Problem details
The data must be written out once more, precisely as given.

Recorded data
------------------------------

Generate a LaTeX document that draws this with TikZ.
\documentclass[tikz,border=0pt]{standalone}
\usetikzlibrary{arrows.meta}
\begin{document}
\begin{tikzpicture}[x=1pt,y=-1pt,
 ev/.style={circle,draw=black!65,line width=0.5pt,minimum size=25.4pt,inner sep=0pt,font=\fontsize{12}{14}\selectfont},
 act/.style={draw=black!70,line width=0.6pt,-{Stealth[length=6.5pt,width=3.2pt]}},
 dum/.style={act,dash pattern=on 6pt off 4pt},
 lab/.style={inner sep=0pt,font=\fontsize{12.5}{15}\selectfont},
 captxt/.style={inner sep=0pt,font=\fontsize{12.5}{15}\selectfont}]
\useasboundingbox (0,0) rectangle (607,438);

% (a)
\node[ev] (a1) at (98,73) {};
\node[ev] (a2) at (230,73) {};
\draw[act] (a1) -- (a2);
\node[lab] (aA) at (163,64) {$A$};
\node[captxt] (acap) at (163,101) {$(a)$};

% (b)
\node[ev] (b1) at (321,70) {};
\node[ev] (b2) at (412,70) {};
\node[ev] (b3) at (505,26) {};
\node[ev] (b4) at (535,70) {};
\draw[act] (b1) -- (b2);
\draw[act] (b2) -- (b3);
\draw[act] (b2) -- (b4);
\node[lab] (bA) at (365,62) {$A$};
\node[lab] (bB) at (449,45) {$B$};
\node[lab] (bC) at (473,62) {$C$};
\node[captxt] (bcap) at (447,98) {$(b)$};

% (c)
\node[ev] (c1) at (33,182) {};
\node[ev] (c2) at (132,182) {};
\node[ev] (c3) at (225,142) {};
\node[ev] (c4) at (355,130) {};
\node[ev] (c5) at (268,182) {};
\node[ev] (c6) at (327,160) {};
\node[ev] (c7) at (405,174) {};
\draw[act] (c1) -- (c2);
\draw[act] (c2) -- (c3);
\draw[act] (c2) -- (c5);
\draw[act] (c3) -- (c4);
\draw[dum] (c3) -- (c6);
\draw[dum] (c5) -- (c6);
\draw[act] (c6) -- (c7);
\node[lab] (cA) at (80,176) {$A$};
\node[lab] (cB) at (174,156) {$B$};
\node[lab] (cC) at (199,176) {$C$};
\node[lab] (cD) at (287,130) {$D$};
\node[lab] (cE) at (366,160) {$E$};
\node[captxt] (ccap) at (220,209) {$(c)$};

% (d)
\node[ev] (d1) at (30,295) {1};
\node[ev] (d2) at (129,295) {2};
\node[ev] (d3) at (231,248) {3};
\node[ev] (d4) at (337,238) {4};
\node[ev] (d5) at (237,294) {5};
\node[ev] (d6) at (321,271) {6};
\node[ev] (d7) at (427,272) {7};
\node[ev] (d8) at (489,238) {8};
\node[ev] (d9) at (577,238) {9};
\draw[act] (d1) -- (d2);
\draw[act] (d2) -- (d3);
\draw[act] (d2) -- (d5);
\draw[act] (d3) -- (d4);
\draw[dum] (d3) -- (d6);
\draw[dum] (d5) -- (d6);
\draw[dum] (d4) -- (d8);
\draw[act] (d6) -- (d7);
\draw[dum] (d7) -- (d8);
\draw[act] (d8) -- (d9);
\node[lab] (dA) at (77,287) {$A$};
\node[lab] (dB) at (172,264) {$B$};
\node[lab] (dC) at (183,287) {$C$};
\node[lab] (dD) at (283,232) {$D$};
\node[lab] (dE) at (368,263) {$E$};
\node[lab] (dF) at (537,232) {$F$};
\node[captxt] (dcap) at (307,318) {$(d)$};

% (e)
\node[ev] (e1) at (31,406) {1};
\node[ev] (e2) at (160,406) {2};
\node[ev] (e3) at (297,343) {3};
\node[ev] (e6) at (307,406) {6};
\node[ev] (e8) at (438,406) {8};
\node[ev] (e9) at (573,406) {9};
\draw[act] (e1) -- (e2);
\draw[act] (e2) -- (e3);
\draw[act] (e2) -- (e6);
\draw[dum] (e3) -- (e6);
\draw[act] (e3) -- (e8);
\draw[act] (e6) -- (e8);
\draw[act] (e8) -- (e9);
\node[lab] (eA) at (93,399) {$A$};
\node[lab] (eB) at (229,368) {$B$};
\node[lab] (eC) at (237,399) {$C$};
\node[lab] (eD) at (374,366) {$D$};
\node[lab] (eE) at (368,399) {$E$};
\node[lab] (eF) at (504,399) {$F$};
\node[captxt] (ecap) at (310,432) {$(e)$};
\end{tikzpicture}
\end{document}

------------------------------

Solved problem
Generate a LaTeX document that draws this with TikZ.
\documentclass[tikz,border=0pt]{standalone}
\usetikzlibrary{arrows.meta}
\begin{document}
\begin{tikzpicture}[x=1pt,y=-1pt,
 ev/.style={circle,draw=black!65,line width=0.5pt,minimum size=25.4pt,inner sep=0pt,font=\fontsize{12}{14}\selectfont},
 act/.style={draw=black!70,line width=0.6pt,-{Stealth[length=6.5pt,width=3.2pt]}},
 dum/.style={act,dash pattern=on 6pt off 4pt},
 lab/.style={inner sep=0pt,font=\fontsize{12.5}{15}\selectfont},
 captxt/.style={inner sep=0pt,font=\fontsize{12.5}{15}\selectfont}]
\useasboundingbox (0,0) rectangle (607,438);

% (a)
\node[ev] (a1) at (98,73) {};
\node[ev] (a2) at (230,73) {};
\draw[act] (a1) -- (a2);
\node[lab] (aA) at (163,64) {$A$};
\node[captxt] (acap) at (163,101) {$(a)$};

% (b)
\node[ev] (b1) at (321,70) {};
\node[ev] (b2) at (412,70) {};
\node[ev] (b3) at (505,26) {};
\node[ev] (b4) at (535,70) {};
\draw[act] (b1) -- (b2);
\draw[act] (b2) -- (b3);
\draw[act] (b2) -- (b4);
\node[lab] (bA) at (365,62) {$A$};
\node[lab] (bB) at (449,45) {$B$};
\node[lab] (bC) at (473,62) {$C$};
\node[captxt] (bcap) at (447,98) {$(b)$};

% (c)
\node[ev] (c1) at (33,182) {};
\node[ev] (c2) at (132,182) {};
\node[ev] (c3) at (225,142) {};
\node[ev] (c4) at (355,130) {};
\node[ev] (c5) at (268,182) {};
\node[ev] (c6) at (327,160) {};
\node[ev] (c7) at (405,174) {};
\draw[act] (c1) -- (c2);
\draw[act] (c2) -- (c3);
\draw[act] (c2) -- (c5);
\draw[act] (c3) -- (c4);
\draw[dum] (c3) -- (c6);
\draw[dum] (c5) -- (c6);
\draw[act] (c6) -- (c7);
\node[lab] (cA) at (80,176) {$A$};
\node[lab] (cB) at (174,156) {$B$};
\node[lab] (cC) at (199,176) {$C$};
\node[lab] (cD) at (287,130) {$D$};
\node[lab] (cE) at (366,160) {$E$};
\node[captxt] (ccap) at (220,209) {$(c)$};

% (d)
\node[ev] (d1) at (30,295) {1};
\node[ev] (d2) at (129,295) {2};
\node[ev] (d3) at (231,248) {3};
\node[ev] (d4) at (337,238) {4};
\node[ev] (d5) at (237,294) {5};
\node[ev] (d6) at (321,271) {6};
\node[ev] (d7) at (427,272) {7};
\node[ev] (d8) at (489,238) {8};
\node[ev] (d9) at (577,238) {9};
\draw[act] (d1) -- (d2);
\draw[act] (d2) -- (d3);
\draw[act] (d2) -- (d5);
\draw[act] (d3) -- (d4);
\draw[dum] (d3) -- (d6);
\draw[dum] (d5) -- (d6);
\draw[dum] (d4) -- (d8);
\draw[act] (d6) -- (d7);
\draw[dum] (d7) -- (d8);
\draw[act] (d8) -- (d9);
\node[lab] (dA) at (77,287) {$A$};
\node[lab] (dB) at (172,264) {$B$};
\node[lab] (dC) at (183,287) {$C$};
\node[lab] (dD) at (283,232) {$D$};
\node[lab] (dE) at (368,263) {$E$};
\node[lab] (dF) at (537,232) {$F$};
\node[captxt] (dcap) at (307,318) {$(d)$};

% (e)
\node[ev] (e1) at (31,406) {1};
\node[ev] (e2) at (160,406) {2};
\node[ev] (e3) at (297,343) {3};
\node[ev] (e6) at (307,406) {6};
\node[ev] (e8) at (438,406) {8};
\node[ev] (e9) at (573,406) {9};
\draw[act] (e1) -- (e2);
\draw[act] (e2) -- (e3);
\draw[act] (e2) -- (e6);
\draw[dum] (e3) -- (e6);
\draw[act] (e3) -- (e8);
\draw[act] (e6) -- (e8);
\draw[act] (e8) -- (e9);
\node[lab] (eA) at (93,399) {$A$};
\node[lab] (eB) at (229,368) {$B$};
\node[lab] (eC) at (237,399) {$C$};
\node[lab] (eD) at (374,366) {$D$};
\node[lab] (eE) at (368,399) {$E$};
\node[lab] (eF) at (504,399) {$F$};
\node[captxt] (ecap) at (310,432) {$(e)$};
\end{tikzpicture}
\end{document}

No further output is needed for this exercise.